Un enfant élevé par des parents qui parlent deux langues différentes aura la chance d’être bilingue sans passer par un apprentissage laborieux. Contrairement à ce qu’on a dit pendant longtemps, le bilinguisme n’est pas un handicap. S’il peut y avoir un mélange des deux langues lorsque l’enfant s’exprime, cela va s’atténuer avec l’âge.

La structure de la langue

C’est vers 5 ans que l’enfant commence à devenir sensible au découpage des mots en unités. La première, la plus facile à repérer est la syllabe. Mais ensuite, les plus petites unités sonores (les phonèmes) vont être identifiées par l’enfant, en commençant le plus souvent par la fin des mots : bateau, radio, escargot, pipeau, se terminent tous par le son o. Le mot chocolat, trois syllabes, est composé de six sons élémentaires (ch-o-c-o-l-a), ou six phonèmes. Ces mêmes sons se retrouvent combinés différemment pour former d’autres mots. En classe de grande section de maternelle, de nombreux exercices sont consacrés à cette analyse des sons, car elle constitue une aide pour l’apprentissage de la lecture. Il est indispensable que les enfants identifient correctement les 36 phonèmes de la langue française pour apprendre à lire et à écrire.
Les comptines sont particulièrement efficaces pour favoriser les compétences phonologiques. Non seulement elles proposent beaucoup de rimes, mais elles jouent souvent sur la sonorité de la langue et à ce titre, familiarisent les enfants avec la « gymnastique » des sons.

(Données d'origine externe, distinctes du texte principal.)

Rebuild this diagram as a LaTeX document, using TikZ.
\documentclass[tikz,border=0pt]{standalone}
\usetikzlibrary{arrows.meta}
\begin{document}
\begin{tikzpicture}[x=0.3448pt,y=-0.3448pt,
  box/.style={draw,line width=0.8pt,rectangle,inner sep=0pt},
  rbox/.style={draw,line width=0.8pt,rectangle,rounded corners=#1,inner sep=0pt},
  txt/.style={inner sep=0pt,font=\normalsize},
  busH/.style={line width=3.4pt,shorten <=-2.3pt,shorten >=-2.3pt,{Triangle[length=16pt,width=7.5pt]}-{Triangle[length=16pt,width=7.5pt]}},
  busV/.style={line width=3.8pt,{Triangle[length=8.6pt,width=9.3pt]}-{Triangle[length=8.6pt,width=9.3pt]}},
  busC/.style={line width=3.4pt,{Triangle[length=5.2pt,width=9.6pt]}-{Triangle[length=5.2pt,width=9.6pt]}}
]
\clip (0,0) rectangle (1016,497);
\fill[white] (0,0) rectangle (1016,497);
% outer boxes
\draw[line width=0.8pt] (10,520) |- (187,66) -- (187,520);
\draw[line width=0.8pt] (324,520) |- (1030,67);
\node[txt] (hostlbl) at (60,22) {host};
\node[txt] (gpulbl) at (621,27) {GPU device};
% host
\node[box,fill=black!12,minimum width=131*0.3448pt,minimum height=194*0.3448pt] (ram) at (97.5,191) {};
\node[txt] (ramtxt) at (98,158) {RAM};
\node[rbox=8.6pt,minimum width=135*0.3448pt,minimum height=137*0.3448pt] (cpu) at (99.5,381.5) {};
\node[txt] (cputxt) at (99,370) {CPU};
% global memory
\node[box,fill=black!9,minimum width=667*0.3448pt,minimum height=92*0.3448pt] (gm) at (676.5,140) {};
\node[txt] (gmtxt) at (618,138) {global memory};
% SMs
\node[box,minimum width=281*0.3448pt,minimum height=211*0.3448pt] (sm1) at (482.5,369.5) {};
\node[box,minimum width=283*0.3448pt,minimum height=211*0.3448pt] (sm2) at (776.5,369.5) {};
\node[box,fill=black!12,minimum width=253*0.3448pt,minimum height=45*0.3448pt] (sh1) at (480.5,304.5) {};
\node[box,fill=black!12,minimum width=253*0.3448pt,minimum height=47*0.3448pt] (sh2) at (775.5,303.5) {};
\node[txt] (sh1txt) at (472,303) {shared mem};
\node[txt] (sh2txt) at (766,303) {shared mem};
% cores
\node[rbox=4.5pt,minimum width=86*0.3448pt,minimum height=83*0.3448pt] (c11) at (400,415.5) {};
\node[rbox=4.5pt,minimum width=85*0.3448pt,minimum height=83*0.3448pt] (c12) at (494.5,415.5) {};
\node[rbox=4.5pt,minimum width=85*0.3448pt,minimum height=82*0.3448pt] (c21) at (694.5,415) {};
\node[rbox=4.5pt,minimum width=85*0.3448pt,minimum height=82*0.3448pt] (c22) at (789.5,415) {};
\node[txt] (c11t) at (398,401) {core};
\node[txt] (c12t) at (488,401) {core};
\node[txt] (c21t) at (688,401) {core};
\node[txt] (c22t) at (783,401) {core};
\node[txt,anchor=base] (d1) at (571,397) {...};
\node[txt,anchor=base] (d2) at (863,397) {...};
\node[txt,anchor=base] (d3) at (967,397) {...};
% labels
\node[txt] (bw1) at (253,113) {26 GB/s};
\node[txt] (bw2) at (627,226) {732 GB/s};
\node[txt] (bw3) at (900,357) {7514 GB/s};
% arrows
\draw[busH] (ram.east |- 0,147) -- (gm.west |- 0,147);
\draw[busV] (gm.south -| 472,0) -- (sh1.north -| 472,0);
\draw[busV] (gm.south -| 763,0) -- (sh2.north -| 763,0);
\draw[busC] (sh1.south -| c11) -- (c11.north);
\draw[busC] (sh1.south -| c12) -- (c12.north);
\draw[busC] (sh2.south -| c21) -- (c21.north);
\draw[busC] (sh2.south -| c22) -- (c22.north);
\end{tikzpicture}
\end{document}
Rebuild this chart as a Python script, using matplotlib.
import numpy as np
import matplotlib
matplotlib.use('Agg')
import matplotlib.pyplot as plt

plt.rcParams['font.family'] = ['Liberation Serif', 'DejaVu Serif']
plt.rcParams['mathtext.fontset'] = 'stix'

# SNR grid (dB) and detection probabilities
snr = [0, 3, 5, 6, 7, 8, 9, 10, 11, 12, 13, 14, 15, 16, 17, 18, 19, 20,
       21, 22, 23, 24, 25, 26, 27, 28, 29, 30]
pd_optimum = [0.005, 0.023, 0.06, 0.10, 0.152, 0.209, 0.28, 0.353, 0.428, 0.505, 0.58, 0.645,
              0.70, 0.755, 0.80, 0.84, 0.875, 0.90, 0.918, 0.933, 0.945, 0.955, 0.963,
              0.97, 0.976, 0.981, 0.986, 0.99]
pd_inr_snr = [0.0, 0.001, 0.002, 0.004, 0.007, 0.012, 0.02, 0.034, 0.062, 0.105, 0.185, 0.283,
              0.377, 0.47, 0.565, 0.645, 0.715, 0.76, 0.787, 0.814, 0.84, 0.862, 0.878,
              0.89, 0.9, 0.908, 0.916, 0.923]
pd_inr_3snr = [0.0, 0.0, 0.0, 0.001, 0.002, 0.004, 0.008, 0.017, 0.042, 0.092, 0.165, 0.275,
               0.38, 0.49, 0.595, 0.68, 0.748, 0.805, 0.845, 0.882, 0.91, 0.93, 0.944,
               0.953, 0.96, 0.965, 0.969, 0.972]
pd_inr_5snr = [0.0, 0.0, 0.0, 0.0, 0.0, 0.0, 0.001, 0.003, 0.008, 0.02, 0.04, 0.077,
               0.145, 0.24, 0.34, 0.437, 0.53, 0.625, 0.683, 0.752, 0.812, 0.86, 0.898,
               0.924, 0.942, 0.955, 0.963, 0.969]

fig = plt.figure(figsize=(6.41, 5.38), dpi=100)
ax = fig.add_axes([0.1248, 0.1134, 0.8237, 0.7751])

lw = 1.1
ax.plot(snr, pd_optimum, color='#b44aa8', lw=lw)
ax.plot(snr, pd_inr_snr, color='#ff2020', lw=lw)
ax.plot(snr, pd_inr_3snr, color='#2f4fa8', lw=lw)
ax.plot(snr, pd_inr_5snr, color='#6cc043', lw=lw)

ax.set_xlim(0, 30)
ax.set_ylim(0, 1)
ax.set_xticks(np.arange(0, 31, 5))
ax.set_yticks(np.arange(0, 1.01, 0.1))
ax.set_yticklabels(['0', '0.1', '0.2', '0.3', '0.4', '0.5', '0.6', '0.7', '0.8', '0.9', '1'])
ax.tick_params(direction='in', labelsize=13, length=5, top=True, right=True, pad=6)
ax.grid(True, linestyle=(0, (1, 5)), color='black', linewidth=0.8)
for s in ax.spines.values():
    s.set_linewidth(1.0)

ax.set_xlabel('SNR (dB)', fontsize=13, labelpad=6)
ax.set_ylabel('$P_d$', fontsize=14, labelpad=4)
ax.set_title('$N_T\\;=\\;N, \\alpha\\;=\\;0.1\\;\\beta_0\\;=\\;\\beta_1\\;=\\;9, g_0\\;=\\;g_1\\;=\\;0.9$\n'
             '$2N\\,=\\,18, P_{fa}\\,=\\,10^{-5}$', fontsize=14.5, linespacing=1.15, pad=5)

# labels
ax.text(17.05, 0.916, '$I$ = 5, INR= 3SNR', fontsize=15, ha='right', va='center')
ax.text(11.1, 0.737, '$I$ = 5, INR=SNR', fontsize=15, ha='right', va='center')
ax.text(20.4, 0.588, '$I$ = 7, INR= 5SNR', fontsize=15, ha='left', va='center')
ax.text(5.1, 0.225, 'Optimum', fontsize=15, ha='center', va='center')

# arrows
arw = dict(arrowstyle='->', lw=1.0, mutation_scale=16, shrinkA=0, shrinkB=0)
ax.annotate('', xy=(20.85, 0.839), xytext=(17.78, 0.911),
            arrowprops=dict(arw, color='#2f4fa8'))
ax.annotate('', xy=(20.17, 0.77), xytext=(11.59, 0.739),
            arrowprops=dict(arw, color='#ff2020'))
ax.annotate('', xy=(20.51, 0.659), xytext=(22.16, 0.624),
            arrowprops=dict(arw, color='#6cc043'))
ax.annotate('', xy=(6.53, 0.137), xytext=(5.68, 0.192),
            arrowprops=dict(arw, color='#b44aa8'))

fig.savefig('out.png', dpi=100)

Il est important de familiariser les enfants avec les caractéristiques des sons de sa langue. Dans la vie de tous les jours on peut faire des petits jeux qui attirent l’attention de l’enfant sur les rimes, les syllabes, sachant que le repérage des voyelles est plus facile que celui des consonnes. Par exemple le mot « cadeau » (qui se termine par le son « o ») sera plus rapidement associé à d’autres mots se terminant de la même façon (chapeau, dodo, pot) que le mot « valise », qui oralement se termine par le son « z » puisque le « e » ne se prononce pas. Toutefois, il faut que l’enfant ait un stock de mots déjà suffisant pour être capable de ce type d’activités. Outre la difficulté de la tâche, c’est aussi pour cette raison qu’on ne peut pratiquer l’analyse des sons qu’à partir de 5 ans. Pour certains enfants, cette tâche reste difficile même entre 6 et 7 ans. Il est possible d’aider l’enfant à l’aide de jeux de sons. Des difficultés persistantes doivent conduire à faire un bilan orthophonique.